Friday, February 27, 2009

Topless coffee, or How to find the perfect cup size

Perhaps you've heard of the new term "sexpresso," the melding of Hooter's-style waitresses with a Starbucks-type barista. There's Cowgirl's Espresso, whose theme is "Giddy Up;" Java Girls, featuring "sexy barista models;" and The Sweet Spot Cafe, where you can get "a delicious drink with a wink and a smile."

But now, the coffee industry has thrown bikinis aside in favor of topless coffee. In Vassalboro, Maine, the Grand View Topless Coffee Shop is open for business.

Interestingly, the company is reported to have received 150 applicants for the 10 positions available. This begs the question: Is this kind of employment degrading or empowering to women, particularly in this economy?

According to the local newspaper's report, here are what the topless waitresses themselves are saying:

Asked whether the shop is degrading to women, [Susie] Wiley said, "No, I love it. I find it very empowering, not degrading."

"It's just a body part," [waitress Kris Kelley] said. "There are more serious issues to worry about in this country than something like this."

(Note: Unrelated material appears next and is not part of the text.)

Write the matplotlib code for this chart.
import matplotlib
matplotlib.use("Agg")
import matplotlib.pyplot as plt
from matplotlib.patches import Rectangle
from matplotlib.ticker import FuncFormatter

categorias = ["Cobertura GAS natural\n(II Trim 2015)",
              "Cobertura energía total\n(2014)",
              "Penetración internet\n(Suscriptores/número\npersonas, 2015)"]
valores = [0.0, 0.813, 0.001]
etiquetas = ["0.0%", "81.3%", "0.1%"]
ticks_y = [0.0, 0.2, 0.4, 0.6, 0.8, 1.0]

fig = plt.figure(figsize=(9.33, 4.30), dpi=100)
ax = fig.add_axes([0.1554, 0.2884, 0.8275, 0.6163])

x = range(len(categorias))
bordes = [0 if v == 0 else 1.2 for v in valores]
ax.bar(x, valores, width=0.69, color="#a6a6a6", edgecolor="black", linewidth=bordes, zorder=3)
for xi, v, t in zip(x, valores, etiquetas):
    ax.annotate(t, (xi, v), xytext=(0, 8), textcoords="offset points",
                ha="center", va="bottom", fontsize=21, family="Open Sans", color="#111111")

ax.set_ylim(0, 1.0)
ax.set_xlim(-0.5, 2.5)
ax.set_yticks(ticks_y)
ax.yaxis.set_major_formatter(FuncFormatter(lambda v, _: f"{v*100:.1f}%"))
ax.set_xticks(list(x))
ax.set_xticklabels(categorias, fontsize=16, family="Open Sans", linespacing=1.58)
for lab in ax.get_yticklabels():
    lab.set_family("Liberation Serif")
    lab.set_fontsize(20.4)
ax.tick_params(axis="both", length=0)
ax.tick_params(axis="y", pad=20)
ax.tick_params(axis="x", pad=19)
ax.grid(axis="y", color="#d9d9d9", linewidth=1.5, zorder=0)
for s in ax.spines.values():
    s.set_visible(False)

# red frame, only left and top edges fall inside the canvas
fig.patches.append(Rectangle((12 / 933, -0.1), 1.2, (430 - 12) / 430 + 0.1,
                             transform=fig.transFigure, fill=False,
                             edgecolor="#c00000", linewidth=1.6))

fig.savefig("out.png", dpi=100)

Of course, many female residents of the town have a different opinion entirely. Still, one has to wonder, if these women are in control of the ways they choose to reveal their bodies, are they being objectified? If they find this to be a choice for economic survival, is it still a choice? Feel free to log your opinions in the comments section.

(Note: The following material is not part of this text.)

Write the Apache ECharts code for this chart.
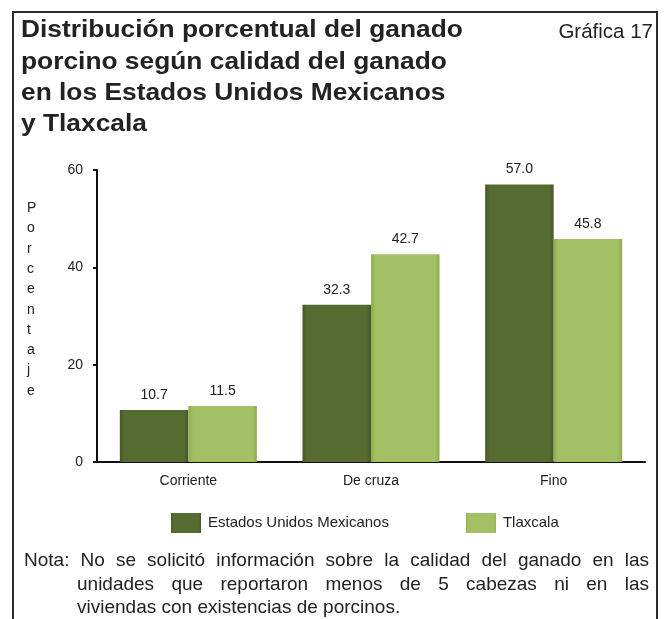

I do have to say that while the sexpresso shops mentioned above are mostly run by women, the Grand View Topless Coffee Shop is run by a man...a man who lives in the motel attached to the shop.

I think this is sort of creepy.

And the owner's comment in the local newspaper story?

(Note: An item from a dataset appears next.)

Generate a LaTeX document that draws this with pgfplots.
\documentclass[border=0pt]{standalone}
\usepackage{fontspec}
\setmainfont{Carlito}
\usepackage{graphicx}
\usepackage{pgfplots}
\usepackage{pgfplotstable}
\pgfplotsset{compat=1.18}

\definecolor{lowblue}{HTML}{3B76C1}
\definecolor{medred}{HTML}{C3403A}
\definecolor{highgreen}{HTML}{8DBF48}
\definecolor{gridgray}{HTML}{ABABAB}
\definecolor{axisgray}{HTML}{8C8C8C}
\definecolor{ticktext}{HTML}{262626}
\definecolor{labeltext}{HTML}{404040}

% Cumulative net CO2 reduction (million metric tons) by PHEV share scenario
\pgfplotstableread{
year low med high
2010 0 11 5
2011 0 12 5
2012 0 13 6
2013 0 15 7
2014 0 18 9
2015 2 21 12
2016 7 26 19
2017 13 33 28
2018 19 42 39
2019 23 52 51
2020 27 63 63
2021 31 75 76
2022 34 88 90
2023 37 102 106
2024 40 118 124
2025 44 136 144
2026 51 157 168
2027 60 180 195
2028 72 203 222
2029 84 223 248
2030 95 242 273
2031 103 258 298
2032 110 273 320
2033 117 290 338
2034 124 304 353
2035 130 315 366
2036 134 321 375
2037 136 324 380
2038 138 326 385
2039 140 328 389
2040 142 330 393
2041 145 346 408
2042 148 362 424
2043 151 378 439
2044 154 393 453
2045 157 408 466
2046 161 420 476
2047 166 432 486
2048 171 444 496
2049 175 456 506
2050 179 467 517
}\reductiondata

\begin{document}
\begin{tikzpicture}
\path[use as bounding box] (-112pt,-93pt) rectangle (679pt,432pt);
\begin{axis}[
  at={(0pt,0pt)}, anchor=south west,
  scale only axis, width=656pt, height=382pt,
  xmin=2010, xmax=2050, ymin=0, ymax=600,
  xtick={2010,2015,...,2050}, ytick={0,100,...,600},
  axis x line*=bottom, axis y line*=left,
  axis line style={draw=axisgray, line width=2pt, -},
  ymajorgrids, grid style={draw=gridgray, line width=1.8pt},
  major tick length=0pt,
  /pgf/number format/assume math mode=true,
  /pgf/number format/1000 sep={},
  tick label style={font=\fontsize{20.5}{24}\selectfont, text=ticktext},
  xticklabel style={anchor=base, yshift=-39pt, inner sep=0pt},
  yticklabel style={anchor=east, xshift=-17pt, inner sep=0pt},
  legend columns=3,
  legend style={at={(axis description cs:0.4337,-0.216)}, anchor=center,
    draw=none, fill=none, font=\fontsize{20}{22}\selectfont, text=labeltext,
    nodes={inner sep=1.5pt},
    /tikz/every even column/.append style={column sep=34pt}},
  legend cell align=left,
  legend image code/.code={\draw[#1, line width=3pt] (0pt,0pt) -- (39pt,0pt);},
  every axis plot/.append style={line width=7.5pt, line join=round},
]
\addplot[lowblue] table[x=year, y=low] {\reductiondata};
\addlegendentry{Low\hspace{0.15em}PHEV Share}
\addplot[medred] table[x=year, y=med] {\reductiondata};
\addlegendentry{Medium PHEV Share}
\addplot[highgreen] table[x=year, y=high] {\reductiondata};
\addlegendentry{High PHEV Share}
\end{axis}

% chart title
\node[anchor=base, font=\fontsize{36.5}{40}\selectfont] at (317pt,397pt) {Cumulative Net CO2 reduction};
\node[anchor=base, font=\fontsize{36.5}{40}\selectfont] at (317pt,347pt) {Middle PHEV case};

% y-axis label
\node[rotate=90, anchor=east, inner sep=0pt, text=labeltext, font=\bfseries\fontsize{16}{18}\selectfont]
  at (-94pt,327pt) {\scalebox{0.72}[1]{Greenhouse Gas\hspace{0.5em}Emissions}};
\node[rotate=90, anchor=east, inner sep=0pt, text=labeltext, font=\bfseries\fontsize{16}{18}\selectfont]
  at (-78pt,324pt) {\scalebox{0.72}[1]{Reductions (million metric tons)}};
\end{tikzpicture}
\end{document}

We want to keep the girls respectable, not trashy...The biggest thing is keeping people happy.

Hmm...one has to wonder who he's keeping happy: the waitresses or the clients.

1 comments:

tv said...

It may be the Protestant/American sense of shame I was raised with. It may be the aesthetics--if I were to go to Hooters, I would feel awkwardly overdressed, and I imagine that feeling would only intensify if I were being served coffee by topless women. It may be that I tend to be anti-pornography, although not militant--I think that objectification exists and is bad, even if you knowingly and willingly become the subject. That you can't ever fully subvert it. But I'm just really not feeling the topless coffee place.

But I guess I'm for the freedom of these women to choose to work there. I wouldn't patronize the place, though.